Wo wir sind, ist die Mitte. Zumindest Deutschlands. Und auch nur geografisch. Wir reisen zum Stein in Niederdorla, der den von einem Dresdner Büro berechneten Nabel des Landes markiert, und ganz praktisch liegt gleich daneben ein ehemaliges Opfermoor mit diversen Kultplätzen und der Möglichkeit, ein bisschen durch ein parkähnliches Gelände zu wandern. Was wir auch tun. Frau R. dokumentiert außerdem hingebungsvoll Mäusekadaver, die von Wespen zweitverwertet werden. Hier kommt allerdings nicht meine morbide Neigung zur Geltung, sondern vielmehr mein Forschergeist und meine Begeisterung für die Natur. Und auch hier wundert mich wieder, wie wenige Menschen sich für dieses Freilichtmuseum interessieren. In Skandinavien undenkbar! Dort würden in der Sommersaison Menschen »Steinzeiturlaub« machen und das Gelände so mit Leben füllen.

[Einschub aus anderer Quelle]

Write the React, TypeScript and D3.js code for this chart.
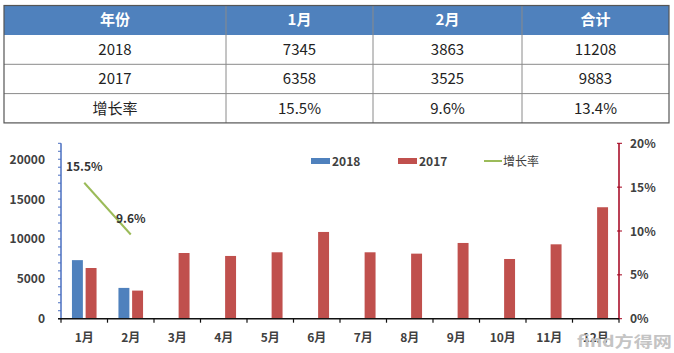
import React from 'react';
import * as d3 from 'd3';

// table
const tableHeader = ['年份', '1月', '2月', '合计'];
const tableRows = [
  ['2018', '7345', '3863', '11208'],
  ['2017', '6358', '3525', '9883'],
  ['增长率', '15.5%', '9.6%', '13.4%'],
];
const colWeights = [222, 147, 149, 147];

// chart
const months = ['1月', '2月', '3月', '4月', '5月', '6月', '7月', '8月', '9月', '10月', '11月', '12月'];
const series = ['2018', '2017'];
const sales2018 = [7345, 3863];
const sales2017 = [6358, 3525, 8240, 7870, 8330, 10880, 8330, 8160, 9500, 7490, 9330, 13980];
const growth = [0.155, 0.096];
const leftTicks = [0, 5000, 10000, 15000, 20000];
const rightTicks = [0, 0.05, 0.1, 0.15, 0.2];

const W = 674;
const H = 353;
const CJK = '"Noto Sans CJK SC", "Noto Sans", sans-serif';
const BLUE = '#4f81bd';
const RED = '#c0504d';
const GREEN = '#9bbb59';
const TXT = '#404040';

const App: React.FC = () => {
  // table geometry
  const tLeft = 4, tRight = 669, tTop = 5.5, headH = 29.5, rowH = 29.3;
  const cum = [0, ...d3.cumsum(colWeights)];
  const tx = d3.scaleLinear().domain([0, cum[cum.length - 1]]).range([tLeft, tRight]);
  const ty = (i: number) => tTop + headH + i * rowH;
  const tBottom = ty(tableRows.length);

  // chart geometry
  const x0 = 61, x1 = 619, yBase = 318.7, yTop = 143.3;
  const x = d3.scaleBand<string>().domain(months).range([x0, x1]);
  const bw = x.bandwidth();
  const xs = d3.scaleBand<string>().domain(series).range([bw / 2 - 12.3, bw / 2 + 12.3]).paddingInner(0.2);
  const yL = d3.scaleLinear().domain([0, 22000]).range([yBase, yTop]);
  const yR = d3.scaleLinear().domain([0, 0.2]).range([yBase, yTop]);
  const minor = d3.range(0, 22001, 1000);
  const line = d3.line<number>()
    .x((_, i) => (x(months[i]) ?? 0) + bw / 2)
    .y(d => yR(d));

  return (
    <div style={{ position: 'fixed', left: 0, top: 0 }}>
      <svg width={W} height={H} style={{ display: 'block', background: '#fff' }}>
        {/* table */}
        <rect x={tLeft} y={tTop} width={tRight - tLeft} height={headH} fill={BLUE} />
        {tableHeader.map((h, j) => (
          <text key={h} x={(tx(cum[j]) + tx(cum[j + 1])) / 2} y={tTop + headH / 2 + 5}
            textAnchor="middle" fill="#fff" fontWeight="bold" fontSize={15} fontFamily={CJK}>{h}</text>
        ))}
        {tableRows.map((row, i) => row.map((c, j) => (
          <text key={i + '-' + j} x={(tx(cum[j]) + tx(cum[j + 1])) / 2} y={ty(i) + rowH / 2 + 5.5}
            textAnchor="middle" fill="#222" fontSize={15} fontFamily={CJK}>{c}</text>
        )))}
        {tableRows.map((_, i) => i > 0 && (
          <line key={'h' + i} x1={tLeft} x2={tRight} y1={ty(i)} y2={ty(i)} stroke="#8a8a8a" strokeWidth={1} />
        ))}
        {cum.slice(1, -1).map((c, j) => (
          <line key={'v' + j} x1={tx(c)} x2={tx(c)} y1={tTop} y2={tBottom} stroke="#8a8a8a" strokeWidth={1} />
        ))}
        <rect x={tLeft} y={tTop} width={tRight - tLeft} height={tBottom - tTop} fill="none" stroke="#555" strokeWidth={1.2} />

        {/* bars */}
        {sales2018.map((v, i) => (
          <rect key={'a' + i} x={(x(months[i]) ?? 0) + (xs('2018') ?? 0)} y={yL(v)}
            width={xs.bandwidth()} height={yBase - yL(v)} fill={BLUE} />
        ))}
        {sales2017.map((v, i) => (
          <rect key={'b' + i} x={(x(months[i]) ?? 0) + (xs('2017') ?? 0)} y={yL(v)}
            width={xs.bandwidth()} height={yBase - yL(v)} fill={RED} />
        ))}

        {/* growth line */}
        <path d={line(growth) ?? ''} fill="none" stroke={GREEN} strokeWidth={2} />
        {growth.map((g, i) => (
          <text key={'g' + i} x={(x(months[i]) ?? 0) + bw / 2} y={yR(g) - 12}
            textAnchor="middle" fill="#333" fontSize={12} fontWeight="bold" fontFamily={CJK}>
            {d3.format('.1%')(g)}
          </text>
        ))}

        {/* left axis */}
        <line x1={x0} x2={x0} y1={yTop} y2={yBase} stroke="#4a6fc0" strokeWidth={1.5} />
        {minor.map(t => (
          <line key={'m' + t} x1={x0 - 3} x2={x0} y1={yL(t)} y2={yL(t)} stroke="#4a6fc0" strokeWidth={1} />
        ))}
        {leftTicks.map(t => (
          <text key={'l' + t} x={45} y={yL(t) + 4.5} textAnchor="end" fill={TXT}
            fontSize={12} fontWeight="bold" fontFamily={CJK}>{t}</text>
        ))}

        {/* right axis */}
        <line x1={x1} x2={x1} y1={yTop} y2={yBase} stroke="#a3001c" strokeWidth={1.5} />
        {rightTicks.map(t => (
          <g key={'r' + t}>
            <line x1={x1 - 2} x2={x1 + 3} y1={yR(t)} y2={yR(t)} stroke="#a3001c" strokeWidth={1} />
            <text x={630} y={yR(t) + 4.5} textAnchor="start" fill={TXT}
              fontSize={12} fontWeight="bold" fontFamily={CJK}>{d3.format('.0%')(t)}</text>
          </g>
        ))}

        {/* x axis */}
        <line x1={x0 - 3} x2={x1} y1={yBase} y2={yBase} stroke="#111" strokeWidth={1.5} />
        {d3.range(months.length + 1).map(i => (
          <line key={'xt' + i} x1={x0 + i * bw} x2={x0 + i * bw} y1={yBase} y2={yBase + 4} stroke="#111" strokeWidth={1.2} />
        ))}
        {months.map(m => (
          <text key={m} x={(x(m) ?? 0) + bw / 2} y={342} textAnchor="middle" fill={TXT}
            fontSize={12} fontWeight="bold" fontFamily={CJK}>{m}</text>
        ))}

        {/* legend */}
        <rect x={311} y={158} width={19} height={6} fill={BLUE} />
        <text x={332} y={165.5} fill={TXT} fontSize={12} fontWeight="bold" fontFamily={CJK}>2018</text>
        <rect x={398} y={158} width={19} height={6} fill={RED} />
        <text x={419} y={165.5} fill={TXT} fontSize={12} fontWeight="bold" fontFamily={CJK}>2017</text>
        <line x1={484} x2={502} y1={161} y2={161} stroke={GREEN} strokeWidth={2} />
        <text x={503} y={165.5} fill={TXT} fontSize={12} fontFamily={CJK}>增长率</text>

        {/* watermark */}
        <text x={577} y={347} fill="#c4c4c4" fontSize={15} fontFamily={CJK} fontWeight="bold"
          textLength={95} lengthAdjust="spacingAndGlyphs">find方得网</text>
      </svg>
    </div>
  );
};

export default App;
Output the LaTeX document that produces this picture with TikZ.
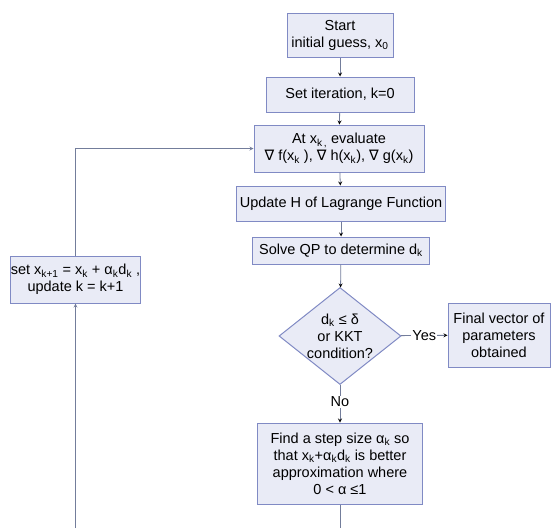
\documentclass[tikz,border=0pt]{standalone}
\usepackage{fontspec}
\setmainfont{Liberation Sans}
\newfontfamily\symfont{DejaVu Sans}
\usetikzlibrary{shapes,arrows}
\tikzset{
	->,
	>=stealth,
	x=1pt, y=-1pt,
	every node/.style={font=\fontsize{14.5}{17}\selectfont},
	process/.style={draw=boxline, line width=1pt, fill=boxfill, align=center, inner sep=0pt},
	decision/.style={diamond, draw=boxline, line width=1pt, fill=boxfill, align=center,
		inner sep=-12pt, minimum width=122pt, minimum height=97pt},
	link/.style={draw=linkcol, line width=0.8pt},
	tag/.style={fill=white, inner sep=1pt},
}
\definecolor{boxfill}{RGB}{233,235,246}
\definecolor{boxline}{RGB}{128,138,196}
\definecolor{linkcol}{RGB}{115,125,155}
\newcommand{\sbk}[1]{\textsubscript{#1}}
\newcommand{\nab}{{\symfont ∇}}

\begin{document}
\begin{tikzpicture}
	\useasboundingbox (0,0) rectangle (552,528);
	\node[process, minimum width=106pt, minimum height=44pt] (start) at (340,35) {Start\\initial guess, x\sbk{0}};
	\node[process, minimum width=148pt, minimum height=35pt] (init) at (340,94.5) {Set iteration, k=0};
	\node[process, minimum width=170pt, minimum height=47pt] (eval) at (339,148.5) {At x\sbk{k\,,} evaluate\\\nab\ f(x\sbk{k} ),\ \nab\ h(x\sbk{k}),\ \nab\ g(x\sbk{k})};
	\node[process, minimum width=209pt, minimum height=35pt] (hess) at (341,203.5) {Update H of Lagrange Function};
	\node[process, minimum width=177pt, minimum height=27pt] (qp) at (341,250.5) {Solve QP to determine d\sbk{k}};
	\node[decision] (dec) at (340,336) {d\sbk{k} ≤ δ\\or KKT\\condition?};
	\node[process, minimum width=102pt, minimum height=64pt] (final) at (499,335) {Final vector of\\parameters\\obtained};
	\node[process, minimum width=165pt, minimum height=81pt] (step) at (340,463.5) {Find a step size α\sbk{k} so\\that x\sbk{k}+α\sbk{k}d\sbk{k} is better\\approximation where\\0 < α ≤1};
	\node[process, minimum width=129pt, minimum height=47pt] (upd) at (75.5,279.5) {set x\sbk{k+1} = x\sbk{k} + α\sbk{k}d\sbk{k} ,\\update k = k+1};
	\coordinate (sbot) at (340,528);
	\coordinate (lbot) at (75.5,528);

	\draw[link] (start) edge (init)
	(init) edge (eval)
	(eval) edge (hess)
	(hess) edge (qp)
	(qp) edge (dec)
	(dec) edge node[tag]{Yes} (final)
	(dec) edge node[tag, pos=0.45]{No} (step);
	\draw[link, -] (step) -- (sbot);
	\draw[link] (lbot) -- (upd);
	\draw[link] (upd) |- (eval);
\end{tikzpicture}
\end{document}
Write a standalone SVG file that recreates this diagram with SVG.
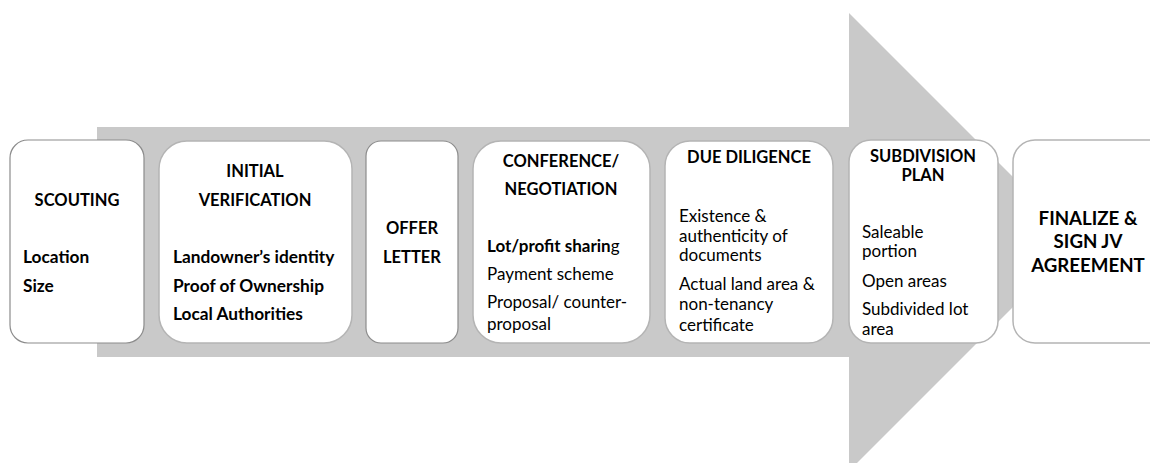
<svg xmlns="http://www.w3.org/2000/svg" width="1150" height="463" viewBox="0 0 1150 463">
<style>
.box{fill:#fff;stroke:#8c8c8c;stroke-width:1.2}
.soft{fill:#fff;stroke:#b4b4b4;stroke-width:1.5}
text{font-family:Lato,"Open Sans","Liberation Sans",sans-serif;fill:#000;font-size:17px}
.h{font-weight:bold;text-anchor:middle;font-size:16.5px}
.b{font-weight:bold;font-size:17.3px}
.big{font-weight:bold;text-anchor:middle;font-size:18.7px}
</style>
<rect width="1150" height="463" fill="#fff"/>
<g id="connectors">
<path d="M97,127 H849 V13 L1078,242 L849,471 V357 H97 Z" fill="#c9c9c9"/>
</g>
<g id="scouting">
<rect class="box" x="10" y="140" width="134" height="203" rx="18"/>
<text class="h" x="77" y="206">SCOUTING</text>
<text class="b" x="23" y="263">Location</text>
<text class="b" x="23" y="292">Size</text>
</g>
<g id="initial-verification">
<rect class="soft" x="159" y="141" width="193" height="202" rx="28"/>
<text class="h" x="255" y="177">INITIAL</text>
<text class="h" x="255" y="206">VERIFICATION</text>
<text class="b" x="173" y="263">Landowner’s identity</text>
<text class="b" x="173" y="292">Proof of Ownership</text>
<text class="b" x="173" y="320">Local Authorities</text>
</g>
<g id="offer-letter">
<rect class="box" x="366" y="141" width="92" height="202" rx="15"/>
<text class="h" x="412" y="234">OFFER</text>
<text class="h" x="412" y="263">LETTER</text>
</g>
<g id="conference">
<rect class="soft" x="473" y="141" width="177" height="202" rx="28"/>
<text class="h" x="561" y="167">CONFERENCE/</text>
<text class="h" x="561" y="195">NEGOTIATION</text>
<text x="487" y="252"><tspan font-weight="bold">Lot/profit sharin</tspan>g</text>
<text x="487" y="280">Payment scheme</text>
<text x="487" y="308">Proposal/ counter-</text>
<text x="487" y="330">proposal</text>
</g>
<g id="due-diligence">
<rect class="soft" x="665" y="141" width="168" height="202" rx="25"/>
<text class="h" x="749" y="163">DUE DILIGENCE</text>
<text x="679" y="222">Existence &amp;</text>
<text x="679" y="242">authenticity of</text>
<text x="679" y="261">documents</text>
<text x="679" y="290">Actual land area &amp;</text>
<text x="679" y="310">non-tenancy</text>
<text x="679" y="331">certificate</text>
</g>
<g id="subdivision-plan">
<rect class="soft" x="849" y="140" width="149" height="203" rx="22"/>
<text class="h" x="923" y="162">SUBDIVISION</text>
<text class="h" x="923" y="181">PLAN</text>
<text x="862" y="238">Saleable</text>
<text x="862" y="257">portion</text>
<text x="862" y="287">Open areas</text>
<text x="862" y="315">Subdivided lot</text>
<text x="862" y="335">area</text>
</g>
<g id="finalize">
<rect class="soft" x="1013" y="140" width="160" height="203" rx="22"/>
<text class="big" x="1088" y="225">FINALIZE &amp;</text>
<text class="big" x="1088" y="248">SIGN JV</text>
<text class="big" x="1088" y="272">AGREEMENT</text>
</g>
</svg>
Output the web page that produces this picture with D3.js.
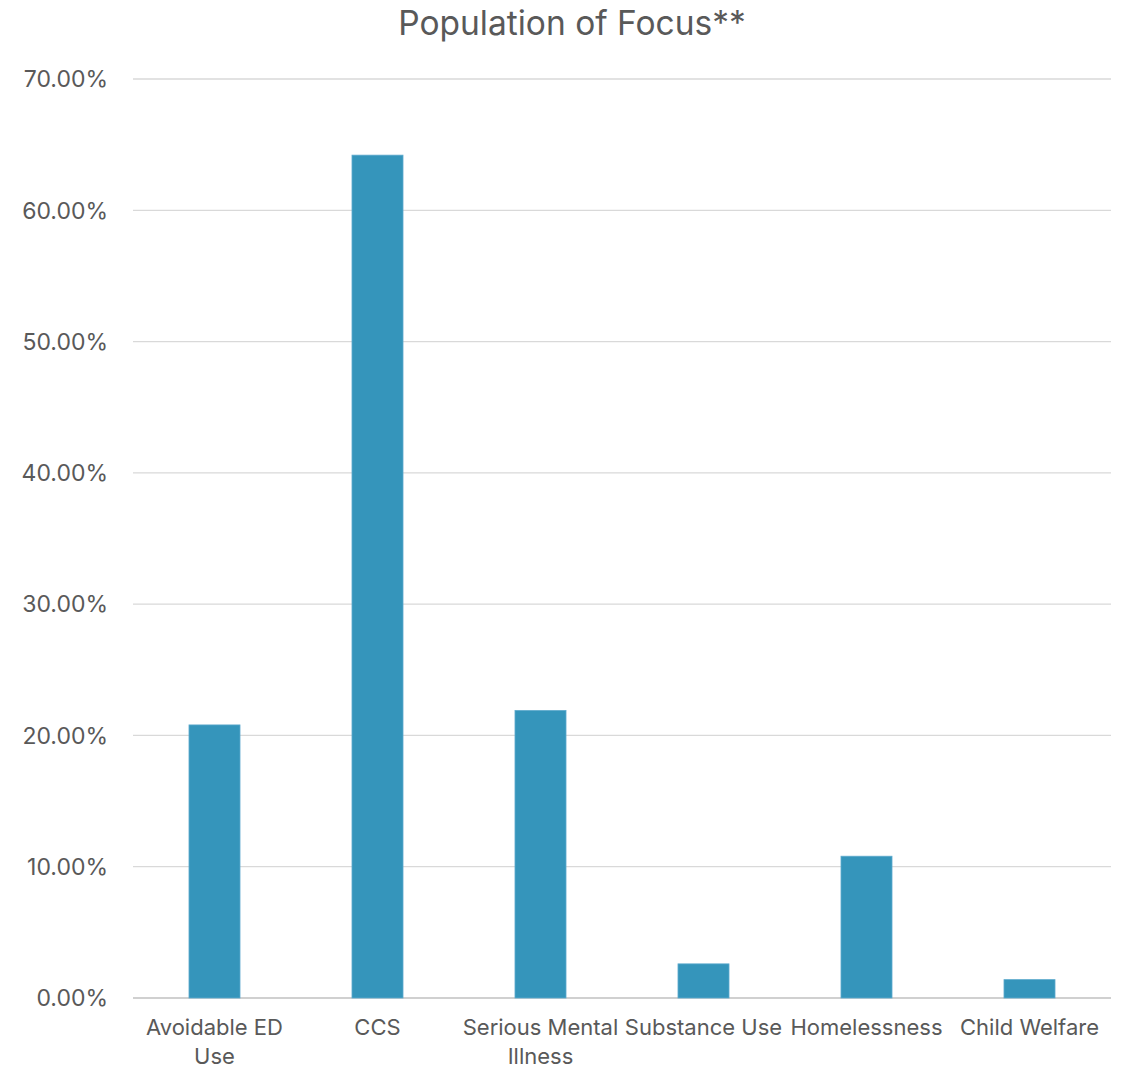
<!DOCTYPE html>
<html><head><meta charset="utf-8">
<script src="https://cdn.jsdelivr.net/npm/d3@7"></script>
<style>
html,body{margin:0;padding:0;background:#fff;}
svg text{font-family:"Inter","Noto Sans",sans-serif;fill:#595959;}
</style></head>
<body>
<svg id="chart" width="1123" height="1069"></svg>
<script>
const title = "Population of Focus**";
const categories = ["Avoidable ED Use","CCS","Serious Mental Illness","Substance Use","Homelessness","Child Welfare"];
const values = [0.208, 0.642, 0.219, 0.026, 0.108, 0.014];
const yTicks = [0,0.1,0.2,0.3,0.4,0.5,0.6,0.7];

const svg = d3.select("#chart");
const m = {left:133, right:12, top:79, bottom:71};
const W = 1123, H = 1069;
const x = d3.scaleBand().domain(categories).range([m.left, W-m.right]).paddingInner(0.687).paddingOuter(0.3435);
const y = d3.scaleLinear().domain([0,0.7]).range([H-m.bottom, m.top]);

svg.append("text").attr("x", 572).attr("y", 35).attr("text-anchor","middle")
  .style("font-size","33.5px").text(title);

// gridlines
svg.append("g").selectAll("line").data(yTicks).join("line")
  .attr("x1", m.left).attr("x2", W-m.right)
  .attr("y1", d=>y(d)).attr("y2", d=>y(d))
  .attr("stroke", d=> d===0 ? "#d0d0d0" : "#d9d9d9").attr("stroke-width", d=> d===0?2:1.3);

// y labels
const fmt = d3.format(".2%");
svg.append("g").selectAll("text").data(yTicks).join("text")
  .attr("x", 108).attr("y", d=>y(d)).attr("dy","0.36em").attr("text-anchor","end")
  .style("font-size","23px").text(d=>fmt(d));

// bars
svg.append("g").selectAll("rect").data(values).join("rect")
  .attr("x",(d,i)=>x(categories[i])).attr("width",x.bandwidth())
  .attr("y",d=>y(d)).attr("height",d=>y(0)-y(d))
  .attr("fill","#3595bb").attr("stroke","#5eaacd").attr("stroke-width",0.8);

// x labels with wrapping
const maxW = x.step();
const xl = svg.append("g");
categories.forEach(c=>{
  const t = xl.append("text").attr("x", x(c)+x.bandwidth()/2).attr("y", 1035)
    .attr("text-anchor","middle").style("font-size","22px");
  const words = c.split(" ");
  let line = [];
  let ts = t.append("tspan").attr("x", x(c)+x.bandwidth()/2).attr("dy", 0);
  words.forEach(w=>{
    line.push(w);
    ts.text(line.join(" "));
    if (ts.node().getComputedTextLength() > maxW && line.length>1){
      line.pop(); ts.text(line.join(" "));
      line=[w];
      ts = t.append("tspan").attr("x", x(c)+x.bandwidth()/2).attr("dy", "29px").text(w);
    }
  });
});
</script>
</body></html>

Und vor Besuchern könnte sich solch eine nachempfundene Kultstätte auch nicht retten. Mag vielleicht daran liegen, dass in Skandinavien IMMER Gelegenheiten zum Mitmachen geboten werden. Tja, Thüringen ist halt etwas gemütlich ...

Den Tourabschluss bildet ein Besuch in der Obstverarbeitung »Fahner«, wo alle möglichen Säfte aus lokalem und internationalem Gepflanz gepresst, marmeladiert und teilweise auch verschnappst bzw. verkeltert werden.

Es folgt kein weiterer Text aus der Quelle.